Les acteurs de la consommation collaborative, fondamentalement, sont des pourvoyeurs de confiance entre utilisateurs bien plus que de simples intermédiaires effectuant une mise en relation. La valeur d’un airbnb, c’est sa capacité à garantir aux voyageurs un logement correspondant à la description, avec une propreté satisfaisante, et à garantir aux propriétaires de logements l’absence de dégradations ou d’agression de la part des voyageurs. La valeur de Deways, c’est de garantir aux conducteurs un véhicule correspondant à la description et sûr, et de garantir aux propriétaires que le conducteur a un bon comportement général (et un bon comportement de conduite en particulier) et est responsable (il fera tout le nécessaire avec Deways pour restituer le véhicule au propriétaire dans de bonnes conditions).

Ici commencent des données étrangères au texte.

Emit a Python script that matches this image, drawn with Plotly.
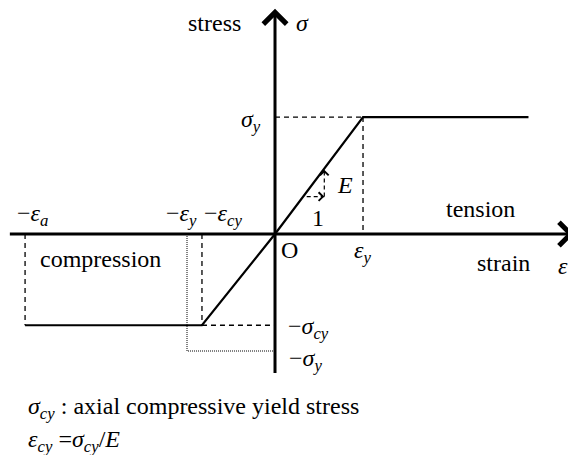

Cette confiance ne peut se présumer à partir d’un seul indice. Elle repose sur la vérification de l’identité réelle (IDN) et des autres attributs des utilisateurs ou de leurs véhicules (permis, carte grise, etc…), elle utilise le graphe social pour personnaliser les recommandations et le screening, et y associe la notation entre utilisateurs pour établir la réputation des utilisateurs auprès de leur réseau social et de l’ensemble des utilisateurs de la plateforme.

C’est grâce à tous ces outils que la consommation collaborative pourra développer et massifier ses offres sans perdre les bénéfices du contrôle par les pairs qui caractérise les réseaux naissants dans lesquels tout le monde se connaît. C’est ce qui techniquement rend possible la consommation collaborative plus qu’il n’y a 10 ans (alors que les sites e-commerce ont pu se développer avec les outils de l’époque).